→ What you should do
Pictures within the data are to be left out; everything else must be reproduced exactly.

→ Given data
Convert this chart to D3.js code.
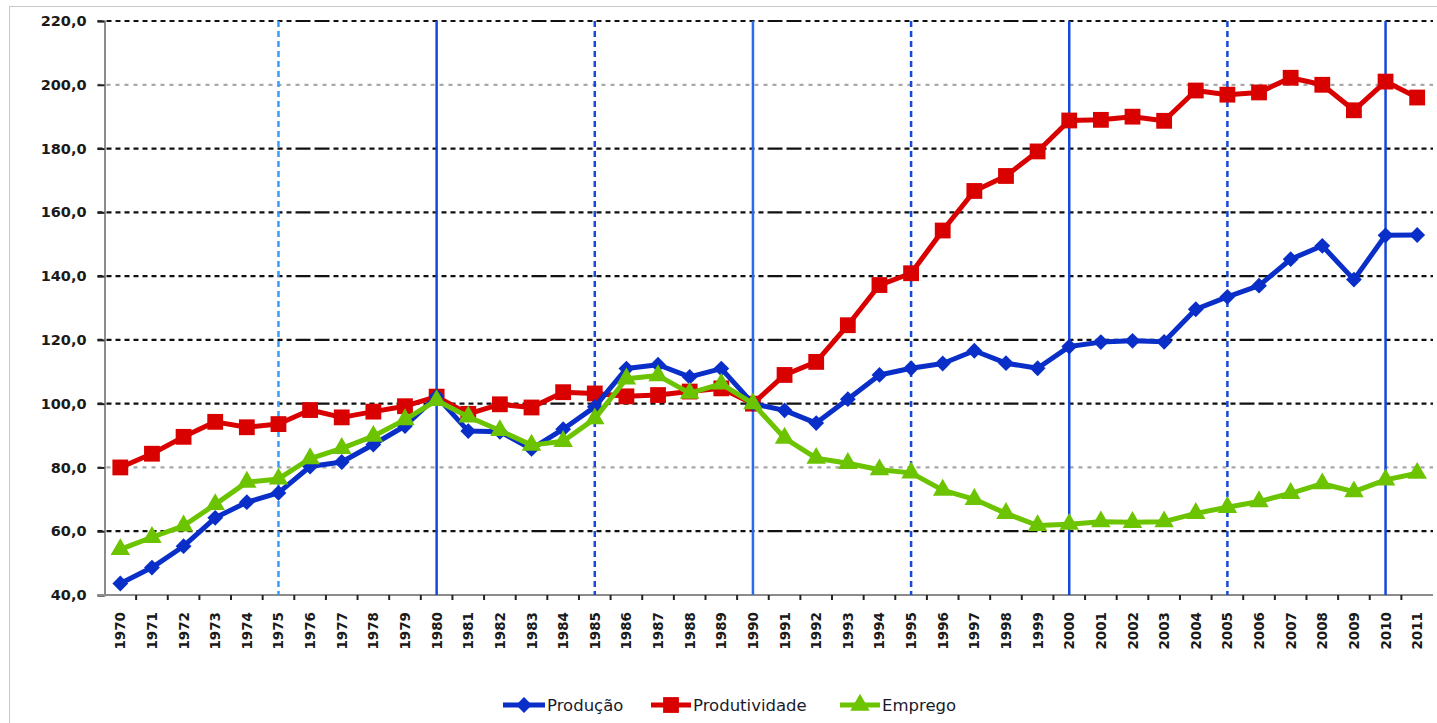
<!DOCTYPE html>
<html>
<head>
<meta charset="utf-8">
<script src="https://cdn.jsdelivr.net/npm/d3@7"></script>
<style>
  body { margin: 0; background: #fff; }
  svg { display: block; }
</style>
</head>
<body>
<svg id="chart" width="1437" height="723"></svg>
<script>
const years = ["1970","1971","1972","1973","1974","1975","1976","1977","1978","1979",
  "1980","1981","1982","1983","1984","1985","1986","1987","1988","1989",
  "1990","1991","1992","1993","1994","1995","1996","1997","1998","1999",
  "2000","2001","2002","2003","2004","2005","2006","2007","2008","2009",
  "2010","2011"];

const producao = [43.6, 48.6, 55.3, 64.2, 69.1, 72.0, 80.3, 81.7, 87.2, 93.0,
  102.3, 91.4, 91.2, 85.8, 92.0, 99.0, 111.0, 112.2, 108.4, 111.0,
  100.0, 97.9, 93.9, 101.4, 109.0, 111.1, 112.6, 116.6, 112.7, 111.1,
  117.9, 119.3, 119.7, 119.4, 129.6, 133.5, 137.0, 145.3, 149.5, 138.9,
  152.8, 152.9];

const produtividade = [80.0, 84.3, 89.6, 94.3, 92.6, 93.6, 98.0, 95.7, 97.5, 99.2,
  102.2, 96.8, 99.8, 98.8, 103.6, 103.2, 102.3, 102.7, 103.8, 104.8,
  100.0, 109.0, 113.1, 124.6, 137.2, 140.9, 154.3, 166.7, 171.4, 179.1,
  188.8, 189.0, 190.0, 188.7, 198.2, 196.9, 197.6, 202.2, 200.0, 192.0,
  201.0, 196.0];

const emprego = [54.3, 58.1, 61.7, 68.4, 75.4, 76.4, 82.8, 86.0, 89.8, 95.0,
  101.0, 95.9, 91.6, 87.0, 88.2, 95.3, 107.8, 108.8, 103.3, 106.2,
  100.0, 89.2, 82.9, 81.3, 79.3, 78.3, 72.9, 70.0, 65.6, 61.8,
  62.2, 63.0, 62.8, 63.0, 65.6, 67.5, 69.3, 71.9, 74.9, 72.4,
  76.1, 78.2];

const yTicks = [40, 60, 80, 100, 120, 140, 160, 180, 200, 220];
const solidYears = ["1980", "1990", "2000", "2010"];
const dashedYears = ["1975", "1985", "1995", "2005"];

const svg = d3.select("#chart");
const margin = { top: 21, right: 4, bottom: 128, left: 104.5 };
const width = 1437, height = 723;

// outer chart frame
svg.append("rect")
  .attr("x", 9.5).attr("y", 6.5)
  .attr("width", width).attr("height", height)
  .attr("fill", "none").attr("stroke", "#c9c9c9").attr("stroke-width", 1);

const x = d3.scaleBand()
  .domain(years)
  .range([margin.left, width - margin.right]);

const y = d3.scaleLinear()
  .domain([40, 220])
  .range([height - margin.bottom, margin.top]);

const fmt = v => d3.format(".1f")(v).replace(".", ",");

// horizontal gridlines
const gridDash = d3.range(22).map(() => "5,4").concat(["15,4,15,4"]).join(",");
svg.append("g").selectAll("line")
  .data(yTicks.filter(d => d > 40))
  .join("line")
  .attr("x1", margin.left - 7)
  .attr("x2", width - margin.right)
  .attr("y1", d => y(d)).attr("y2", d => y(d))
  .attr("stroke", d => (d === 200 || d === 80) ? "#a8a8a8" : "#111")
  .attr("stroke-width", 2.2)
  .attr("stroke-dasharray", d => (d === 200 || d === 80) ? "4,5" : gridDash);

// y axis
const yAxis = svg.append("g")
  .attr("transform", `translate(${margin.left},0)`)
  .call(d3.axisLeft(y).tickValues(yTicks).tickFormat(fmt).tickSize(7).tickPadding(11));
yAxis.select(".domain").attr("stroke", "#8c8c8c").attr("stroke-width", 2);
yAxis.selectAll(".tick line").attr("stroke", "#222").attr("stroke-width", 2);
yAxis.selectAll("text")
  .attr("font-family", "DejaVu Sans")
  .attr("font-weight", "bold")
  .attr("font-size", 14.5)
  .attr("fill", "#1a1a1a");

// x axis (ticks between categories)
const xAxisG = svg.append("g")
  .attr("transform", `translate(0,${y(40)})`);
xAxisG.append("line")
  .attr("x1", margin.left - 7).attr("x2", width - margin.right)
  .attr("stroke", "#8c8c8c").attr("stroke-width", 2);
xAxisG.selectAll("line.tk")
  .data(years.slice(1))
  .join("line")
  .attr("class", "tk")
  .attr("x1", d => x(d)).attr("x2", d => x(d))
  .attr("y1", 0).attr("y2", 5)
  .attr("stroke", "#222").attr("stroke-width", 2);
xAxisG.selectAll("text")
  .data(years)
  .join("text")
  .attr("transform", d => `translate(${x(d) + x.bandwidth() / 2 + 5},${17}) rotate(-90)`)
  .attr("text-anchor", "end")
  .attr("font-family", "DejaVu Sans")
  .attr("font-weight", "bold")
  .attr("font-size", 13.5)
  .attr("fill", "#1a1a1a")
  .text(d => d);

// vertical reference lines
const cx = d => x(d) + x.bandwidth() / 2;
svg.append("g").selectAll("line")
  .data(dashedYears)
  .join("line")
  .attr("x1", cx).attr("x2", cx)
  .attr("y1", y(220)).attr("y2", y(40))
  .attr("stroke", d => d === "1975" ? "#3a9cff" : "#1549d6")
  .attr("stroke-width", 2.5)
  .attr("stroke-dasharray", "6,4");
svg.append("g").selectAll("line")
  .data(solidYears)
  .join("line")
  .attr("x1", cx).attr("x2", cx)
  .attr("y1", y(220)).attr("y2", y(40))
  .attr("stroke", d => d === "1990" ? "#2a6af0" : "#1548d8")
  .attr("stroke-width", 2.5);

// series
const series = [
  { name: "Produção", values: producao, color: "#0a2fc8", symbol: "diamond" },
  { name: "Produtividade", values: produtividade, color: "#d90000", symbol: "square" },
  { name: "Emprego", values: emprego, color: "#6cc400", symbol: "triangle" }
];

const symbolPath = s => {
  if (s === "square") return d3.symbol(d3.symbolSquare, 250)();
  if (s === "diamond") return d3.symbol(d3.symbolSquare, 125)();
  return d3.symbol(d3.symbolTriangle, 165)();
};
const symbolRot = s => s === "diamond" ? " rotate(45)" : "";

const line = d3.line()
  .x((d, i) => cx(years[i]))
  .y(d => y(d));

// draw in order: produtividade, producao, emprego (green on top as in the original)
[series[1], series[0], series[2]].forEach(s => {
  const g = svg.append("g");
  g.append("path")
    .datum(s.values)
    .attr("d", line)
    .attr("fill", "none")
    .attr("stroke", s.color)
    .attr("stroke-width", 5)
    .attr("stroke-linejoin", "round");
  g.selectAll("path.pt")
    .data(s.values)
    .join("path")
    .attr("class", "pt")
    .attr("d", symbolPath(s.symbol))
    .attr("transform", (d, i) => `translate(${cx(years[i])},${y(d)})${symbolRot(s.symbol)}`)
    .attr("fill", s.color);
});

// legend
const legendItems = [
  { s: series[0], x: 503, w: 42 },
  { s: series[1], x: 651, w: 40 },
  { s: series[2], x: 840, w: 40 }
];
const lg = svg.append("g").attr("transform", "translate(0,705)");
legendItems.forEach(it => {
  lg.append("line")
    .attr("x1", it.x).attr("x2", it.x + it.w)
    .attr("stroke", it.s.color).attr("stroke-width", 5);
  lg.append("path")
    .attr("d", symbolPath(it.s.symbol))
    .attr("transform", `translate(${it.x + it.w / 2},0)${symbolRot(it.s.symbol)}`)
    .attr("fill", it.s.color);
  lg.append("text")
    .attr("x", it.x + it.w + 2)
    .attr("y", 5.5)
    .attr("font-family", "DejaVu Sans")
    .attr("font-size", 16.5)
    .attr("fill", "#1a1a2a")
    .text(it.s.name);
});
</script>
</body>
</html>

→ The solution
Convert this chart to D3.js code.
<!DOCTYPE html>
<html>
<head>
<meta charset="utf-8">
<script src="https://cdn.jsdelivr.net/npm/d3@7"></script>
<style>
  body { margin: 0; background: #fff; }
  svg { display: block; }
</style>
</head>
<body>
<svg id="chart" width="1437" height="723"></svg>
<script>
const years = ["1970","1971","1972","1973","1974","1975","1976","1977","1978","1979",
  "1980","1981","1982","1983","1984","1985","1986","1987","1988","1989",
  "1990","1991","1992","1993","1994","1995","1996","1997","1998","1999",
  "2000","2001","2002","2003","2004","2005","2006","2007","2008","2009",
  "2010","2011"];

const producao = [43.6, 48.6, 55.3, 64.2, 69.1, 72.0, 80.3, 81.7, 87.2, 93.0,
  102.3, 91.4, 91.2, 85.8, 92.0, 99.0, 111.0, 112.2, 108.4, 111.0,
  100.0, 97.9, 93.9, 101.4, 109.0, 111.1, 112.6, 116.6, 112.7, 111.1,
  117.9, 119.3, 119.7, 119.4, 129.6, 133.5, 137.0, 145.3, 149.5, 138.9,
  152.8, 152.9];

const produtividade = [80.0, 84.3, 89.6, 94.3, 92.6, 93.6, 98.0, 95.7, 97.5, 99.2,
  102.2, 96.8, 99.8, 98.8, 103.6, 103.2, 102.3, 102.7, 103.8, 104.8,
  100.0, 109.0, 113.1, 124.6, 137.2, 140.9, 154.3, 166.7, 171.4, 179.1,
  188.8, 189.0, 190.0, 188.7, 198.2, 196.9, 197.6, 202.2, 200.0, 192.0,
  201.0, 196.0];

const emprego = [54.3, 58.1, 61.7, 68.4, 75.4, 76.4, 82.8, 86.0, 89.8, 95.0,
  101.0, 95.9, 91.6, 87.0, 88.2, 95.3, 107.8, 108.8, 103.3, 106.2,
  100.0, 89.2, 82.9, 81.3, 79.3, 78.3, 72.9, 70.0, 65.6, 61.8,
  62.2, 63.0, 62.8, 63.0, 65.6, 67.5, 69.3, 71.9, 74.9, 72.4,
  76.1, 78.2];

const yTicks = [40, 60, 80, 100, 120, 140, 160, 180, 200, 220];
const solidYears = ["1980", "1990", "2000", "2010"];
const dashedYears = ["1975", "1985", "1995", "2005"];

const svg = d3.select("#chart");
const margin = { top: 21, right: 4, bottom: 128, left: 104.5 };
const width = 1437, height = 723;

// outer chart frame
svg.append("rect")
  .attr("x", 9.5).attr("y", 6.5)
  .attr("width", width).attr("height", height)
  .attr("fill", "none").attr("stroke", "#c9c9c9").attr("stroke-width", 1);

const x = d3.scaleBand()
  .domain(years)
  .range([margin.left, width - margin.right]);

const y = d3.scaleLinear()
  .domain([40, 220])
  .range([height - margin.bottom, margin.top]);

const fmt = v => d3.format(".1f")(v).replace(".", ",");

// horizontal gridlines
const gridDash = d3.range(22).map(() => "5,4").concat(["15,4,15,4"]).join(",");
svg.append("g").selectAll("line")
  .data(yTicks.filter(d => d > 40))
  .join("line")
  .attr("x1", margin.left - 7)
  .attr("x2", width - margin.right)
  .attr("y1", d => y(d)).attr("y2", d => y(d))
  .attr("stroke", d => (d === 200 || d === 80) ? "#a8a8a8" : "#111")
  .attr("stroke-width", 2.2)
  .attr("stroke-dasharray", d => (d === 200 || d === 80) ? "4,5" : gridDash);

// y axis
const yAxis = svg.append("g")
  .attr("transform", `translate(${margin.left},0)`)
  .call(d3.axisLeft(y).tickValues(yTicks).tickFormat(fmt).tickSize(7).tickPadding(11));
yAxis.select(".domain").attr("stroke", "#8c8c8c").attr("stroke-width", 2);
yAxis.selectAll(".tick line").attr("stroke", "#222").attr("stroke-width", 2);
yAxis.selectAll("text")
  .attr("font-family", "DejaVu Sans")
  .attr("font-weight", "bold")
  .attr("font-size", 14.5)
  .attr("fill", "#1a1a1a");

// x axis (ticks between categories)
const xAxisG = svg.append("g")
  .attr("transform", `translate(0,${y(40)})`);
xAxisG.append("line")
  .attr("x1", margin.left - 7).attr("x2", width - margin.right)
  .attr("stroke", "#8c8c8c").attr("stroke-width", 2);
xAxisG.selectAll("line.tk")
  .data(years.slice(1))
  .join("line")
  .attr("class", "tk")
  .attr("x1", d => x(d)).attr("x2", d => x(d))
  .attr("y1", 0).attr("y2", 5)
  .attr("stroke", "#222").attr("stroke-width", 2);
xAxisG.selectAll("text")
  .data(years)
  .join("text")
  .attr("transform", d => `translate(${x(d) + x.bandwidth() / 2 + 5},${17}) rotate(-90)`)
  .attr("text-anchor", "end")
  .attr("font-family", "DejaVu Sans")
  .attr("font-weight", "bold")
  .attr("font-size", 13.5)
  .attr("fill", "#1a1a1a")
  .text(d => d);

// vertical reference lines
const cx = d => x(d) + x.bandwidth() / 2;
svg.append("g").selectAll("line")
  .data(dashedYears)
  .join("line")
  .attr("x1", cx).attr("x2", cx)
  .attr("y1", y(220)).attr("y2", y(40))
  .attr("stroke", d => d === "1975" ? "#3a9cff" : "#1549d6")
  .attr("stroke-width", 2.5)
  .attr("stroke-dasharray", "6,4");
svg.append("g").selectAll("line")
  .data(solidYears)
  .join("line")
  .attr("x1", cx).attr("x2", cx)
  .attr("y1", y(220)).attr("y2", y(40))
  .attr("stroke", d => d === "1990" ? "#2a6af0" : "#1548d8")
  .attr("stroke-width", 2.5);

// series
const series = [
  { name: "Produção", values: producao, color: "#0a2fc8", symbol: "diamond" },
  { name: "Produtividade", values: produtividade, color: "#d90000", symbol: "square" },
  { name: "Emprego", values: emprego, color: "#6cc400", symbol: "triangle" }
];

const symbolPath = s => {
  if (s === "square") return d3.symbol(d3.symbolSquare, 250)();
  if (s === "diamond") return d3.symbol(d3.symbolSquare, 125)();
  return d3.symbol(d3.symbolTriangle, 165)();
};
const symbolRot = s => s === "diamond" ? " rotate(45)" : "";

const line = d3.line()
  .x((d, i) => cx(years[i]))
  .y(d => y(d));

// draw in order: produtividade, producao, emprego (green on top as in the original)
[series[1], series[0], series[2]].forEach(s => {
  const g = svg.append("g");
  g.append("path")
    .datum(s.values)
    .attr("d", line)
    .attr("fill", "none")
    .attr("stroke", s.color)
    .attr("stroke-width", 5)
    .attr("stroke-linejoin", "round");
  g.selectAll("path.pt")
    .data(s.values)
    .join("path")
    .attr("class", "pt")
    .attr("d", symbolPath(s.symbol))
    .attr("transform", (d, i) => `translate(${cx(years[i])},${y(d)})${symbolRot(s.symbol)}`)
    .attr("fill", s.color);
});

// legend
const legendItems = [
  { s: series[0], x: 503, w: 42 },
  { s: series[1], x: 651, w: 40 },
  { s: series[2], x: 840, w: 40 }
];
const lg = svg.append("g").attr("transform", "translate(0,705)");
legendItems.forEach(it => {
  lg.append("line")
    .attr("x1", it.x).attr("x2", it.x + it.w)
    .attr("stroke", it.s.color).attr("stroke-width", 5);
  lg.append("path")
    .attr("d", symbolPath(it.s.symbol))
    .attr("transform", `translate(${it.x + it.w / 2},0)${symbolRot(it.s.symbol)}`)
    .attr("fill", it.s.color);
  lg.append("text")
    .attr("x", it.x + it.w + 2)
    .attr("y", 5.5)
    .attr("font-family", "DejaVu Sans")
    .attr("font-size", 16.5)
    .attr("fill", "#1a1a2a")
    .text(it.s.name);
});
</script>
</body>
</html>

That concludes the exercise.